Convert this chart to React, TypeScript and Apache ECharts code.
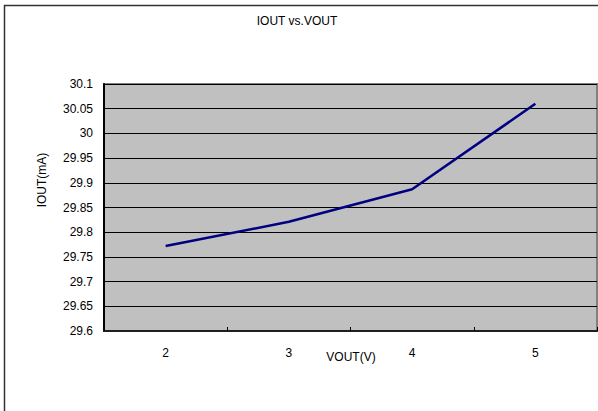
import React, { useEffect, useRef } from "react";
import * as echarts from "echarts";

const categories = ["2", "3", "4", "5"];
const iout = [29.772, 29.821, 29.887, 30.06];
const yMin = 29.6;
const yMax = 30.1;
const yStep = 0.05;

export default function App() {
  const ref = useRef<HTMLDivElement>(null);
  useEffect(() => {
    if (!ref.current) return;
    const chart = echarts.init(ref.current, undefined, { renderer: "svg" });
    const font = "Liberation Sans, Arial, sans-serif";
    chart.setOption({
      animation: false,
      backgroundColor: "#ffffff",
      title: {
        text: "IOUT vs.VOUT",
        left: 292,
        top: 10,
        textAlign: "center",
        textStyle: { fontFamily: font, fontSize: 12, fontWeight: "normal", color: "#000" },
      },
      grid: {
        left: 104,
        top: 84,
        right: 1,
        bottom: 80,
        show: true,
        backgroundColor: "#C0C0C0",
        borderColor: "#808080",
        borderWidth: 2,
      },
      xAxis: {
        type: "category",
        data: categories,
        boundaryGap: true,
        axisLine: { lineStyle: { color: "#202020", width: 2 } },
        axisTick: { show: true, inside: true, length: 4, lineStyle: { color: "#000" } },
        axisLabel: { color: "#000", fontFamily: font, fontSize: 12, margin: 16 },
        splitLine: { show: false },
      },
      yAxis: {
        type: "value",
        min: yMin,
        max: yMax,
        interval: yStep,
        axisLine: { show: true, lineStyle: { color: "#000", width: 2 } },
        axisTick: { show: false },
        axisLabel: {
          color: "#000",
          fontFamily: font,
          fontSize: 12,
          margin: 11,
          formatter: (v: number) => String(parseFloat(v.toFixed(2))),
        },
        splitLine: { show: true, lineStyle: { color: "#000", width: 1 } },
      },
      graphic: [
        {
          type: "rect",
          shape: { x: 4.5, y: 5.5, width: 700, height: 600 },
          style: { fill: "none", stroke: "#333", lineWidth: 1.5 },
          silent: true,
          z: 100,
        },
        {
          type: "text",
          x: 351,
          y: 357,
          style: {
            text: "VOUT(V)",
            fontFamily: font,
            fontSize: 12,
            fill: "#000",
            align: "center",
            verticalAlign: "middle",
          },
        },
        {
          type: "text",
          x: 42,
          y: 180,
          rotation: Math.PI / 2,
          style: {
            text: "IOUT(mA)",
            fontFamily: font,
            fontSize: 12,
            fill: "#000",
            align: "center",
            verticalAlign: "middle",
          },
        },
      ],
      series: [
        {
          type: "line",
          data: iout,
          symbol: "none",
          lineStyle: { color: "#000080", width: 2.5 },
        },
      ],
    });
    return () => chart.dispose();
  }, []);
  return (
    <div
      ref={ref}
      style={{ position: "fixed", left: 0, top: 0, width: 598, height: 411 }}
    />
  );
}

* * * * *

# Directions for this task
Take the listing above and restate it word for word, without its pictures.

# Solution to this problem
Convert this chart to React, TypeScript and Apache ECharts code.
import React, { useEffect, useRef } from "react";
import * as echarts from "echarts";

const categories = ["2", "3", "4", "5"];
const iout = [29.772, 29.821, 29.887, 30.06];
const yMin = 29.6;
const yMax = 30.1;
const yStep = 0.05;

export default function App() {
  const ref = useRef<HTMLDivElement>(null);
  useEffect(() => {
    if (!ref.current) return;
    const chart = echarts.init(ref.current, undefined, { renderer: "svg" });
    const font = "Liberation Sans, Arial, sans-serif";
    chart.setOption({
      animation: false,
      backgroundColor: "#ffffff",
      title: {
        text: "IOUT vs.VOUT",
        left: 292,
        top: 10,
        textAlign: "center",
        textStyle: { fontFamily: font, fontSize: 12, fontWeight: "normal", color: "#000" },
      },
      grid: {
        left: 104,
        top: 84,
        right: 1,
        bottom: 80,
        show: true,
        backgroundColor: "#C0C0C0",
        borderColor: "#808080",
        borderWidth: 2,
      },
      xAxis: {
        type: "category",
        data: categories,
        boundaryGap: true,
        axisLine: { lineStyle: { color: "#202020", width: 2 } },
        axisTick: { show: true, inside: true, length: 4, lineStyle: { color: "#000" } },
        axisLabel: { color: "#000", fontFamily: font, fontSize: 12, margin: 16 },
        splitLine: { show: false },
      },
      yAxis: {
        type: "value",
        min: yMin,
        max: yMax,
        interval: yStep,
        axisLine: { show: true, lineStyle: { color: "#000", width: 2 } },
        axisTick: { show: false },
        axisLabel: {
          color: "#000",
          fontFamily: font,
          fontSize: 12,
          margin: 11,
          formatter: (v: number) => String(parseFloat(v.toFixed(2))),
        },
        splitLine: { show: true, lineStyle: { color: "#000", width: 1 } },
      },
      graphic: [
        {
          type: "rect",
          shape: { x: 4.5, y: 5.5, width: 700, height: 600 },
          style: { fill: "none", stroke: "#333", lineWidth: 1.5 },
          silent: true,
          z: 100,
        },
        {
          type: "text",
          x: 351,
          y: 357,
          style: {
            text: "VOUT(V)",
            fontFamily: font,
            fontSize: 12,
            fill: "#000",
            align: "center",
            verticalAlign: "middle",
          },
        },
        {
          type: "text",
          x: 42,
          y: 180,
          rotation: Math.PI / 2,
          style: {
            text: "IOUT(mA)",
            fontFamily: font,
            fontSize: 12,
            fill: "#000",
            align: "center",
            verticalAlign: "middle",
          },
        },
      ],
      series: [
        {
          type: "line",
          data: iout,
          symbol: "none",
          lineStyle: { color: "#000080", width: 2.5 },
        },
      ],
    });
    return () => chart.dispose();
  }, []);
  return (
    <div
      ref={ref}
      style={{ position: "fixed", left: 0, top: 0, width: 598, height: 411 }}
    />
  );
}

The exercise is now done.